On the same day, President Goodluck Jonathan was reportedly in London to preside over a meeting of Nigeria’s Honorary International Investment Council (HIIC) which opens there on Friday! We must certainly think global to attract foreign investment, but the point cannot be overstated that local value adding activities must take place on the African continent not in the heartland of Europe which once “underdeveloped” Africa. On the President’s entourage were key ministers including the Minister of Industry, Trade and Investment, Dr. Olusegun Aganga expected to lead industrialization discourse at home. There was a round table discussion in collaboration with Friedrich Ebert Stiftung (FES) on Wednesday with focus on the recent privatization of PHCN and the recently launched Nigeria Industrial Revolution Plan (NIRP) by the Federal government. The around table frowned at the conspicuous absence of key Government Ministries and Agencies that were invited to the Roundtable particularly the Ministry of Industry, Trade and Investment.
Our Development emphasis of Africa must be on beneficiation. Africa is endowed with raw materials but not adding value to them. We export raw diamonds and gold and import wrist watches, ear rings and neck laces. We export crude oil and import petroleum products. We export cottons and import finished fabrics including second hand clothes. My Mobile phone in boxes are daily full of non-value- adding news that as many as 30 ships carrying containers filled with goods are expected to arrive at Lagos ports!. Africa should stop being exporter of raw materials and jobs but producer of manufacturing goods and retainer of mass decent jobs. Let us produce what we consume and consume what we produce. Nigeria commendably recently launched National Industrial Revolution Plan, NIRP focusing on 10 critical sectors that include textiles, food and beverages, chemical, automobile, petroleum sector among others. President Goodluck Jonathan should ensure the full implementation of the NIRP in partnership with all critical stakeholders including Labour. The new automotive policy shift in the automobile industry which puts restriction on importation of different cars to the country is welcome if it adds value locally. There cannot be industrialization without electrification. The power sector reforms must urgently translate to affordable uninterrupted electricity for the industry. Africa share of world’s GDP is scandalously still less than 1 per cent 50 years after independence. Even with rebased GDP, Nigerian manufacturing sector has failed to undergo the critical structural transformation necessary for it to play a leading role in economic growth and development. Manufacturing share of GDP has remained less than 4 per cent, contributions to foreign exchange earnings have been minimal, and the share of employment and government revenue generated have been low.. Nigeria is still having jobless growth. Growth is not driven by manufacturing. Dumping, Counterfeiting and unfair trade practices are the norms. With all the acknowledged efforts in the Agric sector, our import bill though has reduced to some N906 billion from the N2.3 trillion, is still dangerously high.

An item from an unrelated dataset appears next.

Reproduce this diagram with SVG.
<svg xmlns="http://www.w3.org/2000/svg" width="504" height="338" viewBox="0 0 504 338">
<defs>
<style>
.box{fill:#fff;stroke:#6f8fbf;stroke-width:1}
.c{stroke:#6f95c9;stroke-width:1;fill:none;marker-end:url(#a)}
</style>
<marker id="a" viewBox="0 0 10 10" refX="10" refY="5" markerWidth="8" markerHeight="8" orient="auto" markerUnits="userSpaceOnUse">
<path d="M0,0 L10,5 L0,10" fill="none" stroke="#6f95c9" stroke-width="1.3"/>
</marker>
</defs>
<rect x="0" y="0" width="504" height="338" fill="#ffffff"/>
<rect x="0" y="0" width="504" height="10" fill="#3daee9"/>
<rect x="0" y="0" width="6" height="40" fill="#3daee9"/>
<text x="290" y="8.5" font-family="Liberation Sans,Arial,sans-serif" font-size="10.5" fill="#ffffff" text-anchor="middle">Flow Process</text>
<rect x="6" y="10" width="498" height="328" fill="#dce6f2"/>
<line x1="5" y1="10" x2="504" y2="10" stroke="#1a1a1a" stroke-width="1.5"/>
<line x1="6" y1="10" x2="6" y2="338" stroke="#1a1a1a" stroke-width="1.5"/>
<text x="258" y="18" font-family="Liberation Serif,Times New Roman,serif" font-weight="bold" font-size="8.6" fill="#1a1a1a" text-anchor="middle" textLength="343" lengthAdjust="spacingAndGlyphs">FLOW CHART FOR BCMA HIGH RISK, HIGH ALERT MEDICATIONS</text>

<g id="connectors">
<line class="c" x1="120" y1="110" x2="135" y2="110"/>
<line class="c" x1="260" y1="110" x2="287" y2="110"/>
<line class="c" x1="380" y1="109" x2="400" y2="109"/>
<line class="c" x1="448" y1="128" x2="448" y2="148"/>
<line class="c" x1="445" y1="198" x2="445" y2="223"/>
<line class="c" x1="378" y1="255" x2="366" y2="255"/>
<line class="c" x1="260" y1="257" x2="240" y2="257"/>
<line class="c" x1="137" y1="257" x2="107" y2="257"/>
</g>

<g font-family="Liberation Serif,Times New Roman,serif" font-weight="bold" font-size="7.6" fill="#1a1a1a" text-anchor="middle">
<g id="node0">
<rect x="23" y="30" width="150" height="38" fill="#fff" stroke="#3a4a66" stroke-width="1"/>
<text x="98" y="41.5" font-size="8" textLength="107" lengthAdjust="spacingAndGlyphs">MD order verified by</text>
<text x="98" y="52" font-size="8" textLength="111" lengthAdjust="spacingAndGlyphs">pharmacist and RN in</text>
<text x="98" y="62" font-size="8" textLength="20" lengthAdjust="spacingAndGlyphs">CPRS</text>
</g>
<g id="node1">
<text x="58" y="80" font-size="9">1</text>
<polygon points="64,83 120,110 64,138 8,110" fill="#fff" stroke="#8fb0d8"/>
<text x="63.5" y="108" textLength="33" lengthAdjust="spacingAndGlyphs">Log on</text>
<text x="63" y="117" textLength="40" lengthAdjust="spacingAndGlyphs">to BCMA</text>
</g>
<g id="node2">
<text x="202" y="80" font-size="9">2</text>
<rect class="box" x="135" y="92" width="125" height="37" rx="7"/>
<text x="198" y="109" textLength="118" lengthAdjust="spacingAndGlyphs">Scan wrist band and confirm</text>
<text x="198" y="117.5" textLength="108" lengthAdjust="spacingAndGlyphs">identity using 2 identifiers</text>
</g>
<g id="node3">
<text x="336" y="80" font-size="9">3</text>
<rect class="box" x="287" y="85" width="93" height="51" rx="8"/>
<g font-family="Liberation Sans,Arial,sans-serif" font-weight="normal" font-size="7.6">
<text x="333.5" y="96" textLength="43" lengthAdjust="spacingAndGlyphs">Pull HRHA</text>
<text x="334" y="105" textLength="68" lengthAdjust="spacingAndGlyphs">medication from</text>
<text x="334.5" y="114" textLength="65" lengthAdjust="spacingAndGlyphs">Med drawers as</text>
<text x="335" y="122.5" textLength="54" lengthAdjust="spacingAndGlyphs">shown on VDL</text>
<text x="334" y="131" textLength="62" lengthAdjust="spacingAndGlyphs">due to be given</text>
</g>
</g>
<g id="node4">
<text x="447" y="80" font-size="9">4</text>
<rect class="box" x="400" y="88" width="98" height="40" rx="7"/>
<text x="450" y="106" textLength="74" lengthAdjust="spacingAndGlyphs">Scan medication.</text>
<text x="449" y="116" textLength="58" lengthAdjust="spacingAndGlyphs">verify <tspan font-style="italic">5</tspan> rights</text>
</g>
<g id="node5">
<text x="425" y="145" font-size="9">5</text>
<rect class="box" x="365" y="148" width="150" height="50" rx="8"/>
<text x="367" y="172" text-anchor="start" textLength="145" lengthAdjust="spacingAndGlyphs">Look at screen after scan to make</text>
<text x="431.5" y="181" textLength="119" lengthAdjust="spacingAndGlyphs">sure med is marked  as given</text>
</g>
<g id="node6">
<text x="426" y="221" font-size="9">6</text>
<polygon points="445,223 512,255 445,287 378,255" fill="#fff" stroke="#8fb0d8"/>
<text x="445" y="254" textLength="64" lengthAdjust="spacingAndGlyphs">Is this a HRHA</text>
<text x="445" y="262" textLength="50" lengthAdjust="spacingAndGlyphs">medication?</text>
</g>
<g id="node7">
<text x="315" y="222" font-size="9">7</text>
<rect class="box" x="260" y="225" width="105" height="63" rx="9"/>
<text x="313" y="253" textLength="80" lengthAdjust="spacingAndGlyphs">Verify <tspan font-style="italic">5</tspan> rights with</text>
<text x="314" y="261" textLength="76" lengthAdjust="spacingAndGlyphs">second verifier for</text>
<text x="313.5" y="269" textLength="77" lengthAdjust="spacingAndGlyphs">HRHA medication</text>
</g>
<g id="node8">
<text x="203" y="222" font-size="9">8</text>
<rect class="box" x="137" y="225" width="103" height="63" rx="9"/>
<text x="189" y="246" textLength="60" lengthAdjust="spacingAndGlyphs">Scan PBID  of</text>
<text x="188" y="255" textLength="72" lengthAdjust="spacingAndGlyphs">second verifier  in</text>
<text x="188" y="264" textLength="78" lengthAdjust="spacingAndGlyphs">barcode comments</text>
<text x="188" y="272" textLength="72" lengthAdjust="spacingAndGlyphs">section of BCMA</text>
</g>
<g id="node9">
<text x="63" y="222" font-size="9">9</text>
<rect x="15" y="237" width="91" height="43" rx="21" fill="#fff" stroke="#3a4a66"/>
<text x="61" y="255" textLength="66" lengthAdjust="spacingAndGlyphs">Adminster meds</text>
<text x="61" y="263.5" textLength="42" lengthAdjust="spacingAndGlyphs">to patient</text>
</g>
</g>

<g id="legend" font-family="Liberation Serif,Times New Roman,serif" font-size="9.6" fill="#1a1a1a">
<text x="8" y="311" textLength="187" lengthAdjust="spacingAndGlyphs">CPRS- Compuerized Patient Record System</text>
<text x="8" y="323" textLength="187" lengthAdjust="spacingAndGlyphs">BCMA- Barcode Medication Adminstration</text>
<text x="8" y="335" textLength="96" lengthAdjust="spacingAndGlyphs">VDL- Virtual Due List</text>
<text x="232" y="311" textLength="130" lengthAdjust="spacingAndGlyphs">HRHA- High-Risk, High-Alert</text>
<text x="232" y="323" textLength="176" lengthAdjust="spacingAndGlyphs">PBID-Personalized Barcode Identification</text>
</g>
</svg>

The recent announcement of austerity measure by the Finance Minister Dr. Okonjo Iweala shows Nigeria must urgently diversify. We suffer the problem of resource curse such that a drop in the crude oil price has totally altered the parameters of the annual budget. Nigeria does not néed austerity measures but accelerated implementation of the Nigeria Industrial Revolution Plan to grow the non- oil sector. We should build on the strengths of Nigeria’s raw materials, large market and abundant and minimize the weaknesses of policy inconsistency and weak Infrastructure to grow the non- oil sector. In this respect we must commend the investment patriotism and pan African orientation of the President/Chief Executive of Dangote Group of industries, Alhaji Aliko Dangote.. Dangote Group of industries is changing the narrative of the continent from that of ‘resource curse’ to resource beneficiation.

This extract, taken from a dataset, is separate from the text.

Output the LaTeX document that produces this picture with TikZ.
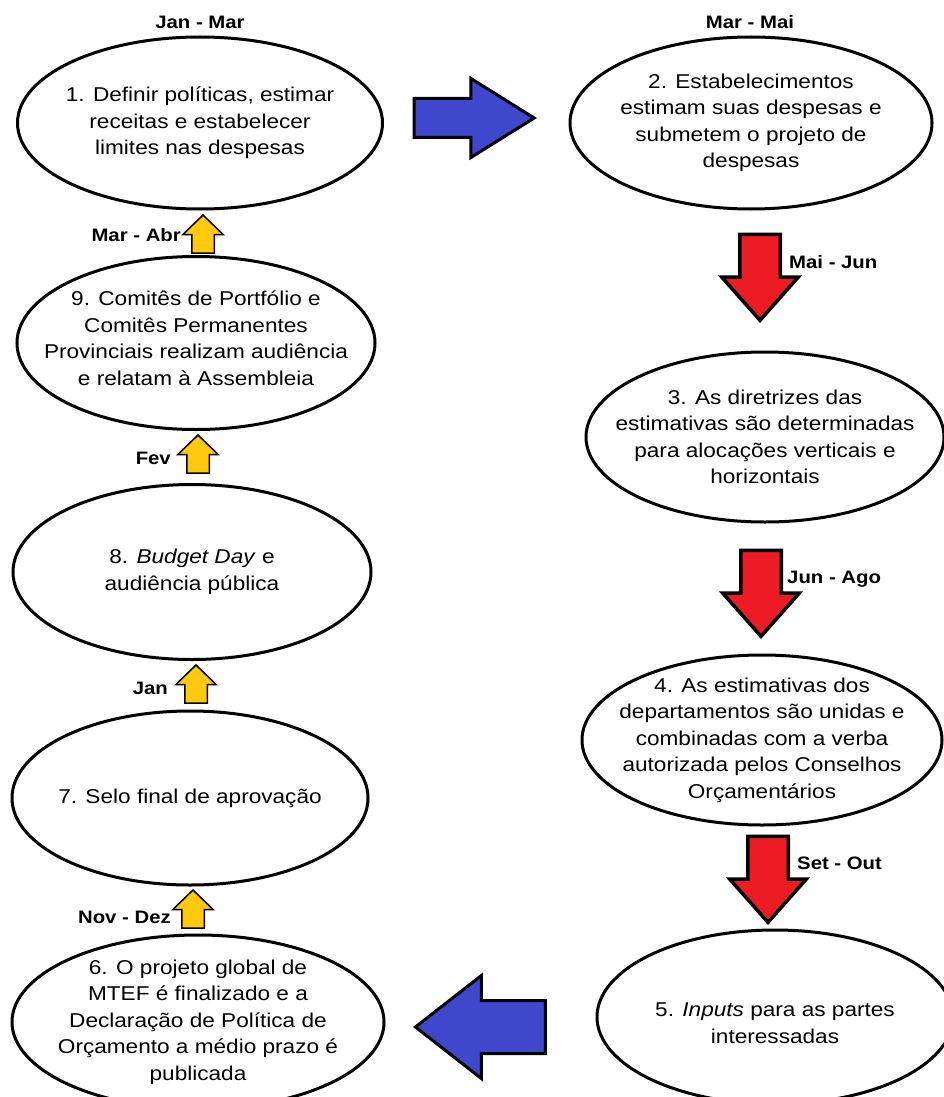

Aliko Dangote is said to be the richest man in Africa. But what is even more significant is that his wealth is based on value adding manufacturing activities ranging from production of cement, sugar and flour among others. We also recognize and commend the efforts at the State levels particularly of States like Osun with the establishment of Omoluabi Garment factory and Kano State where Governor Rabiu Musa Kwakwanso is setting up garment factories in the 44 local government areas of the state. The future is in local value addition not importation.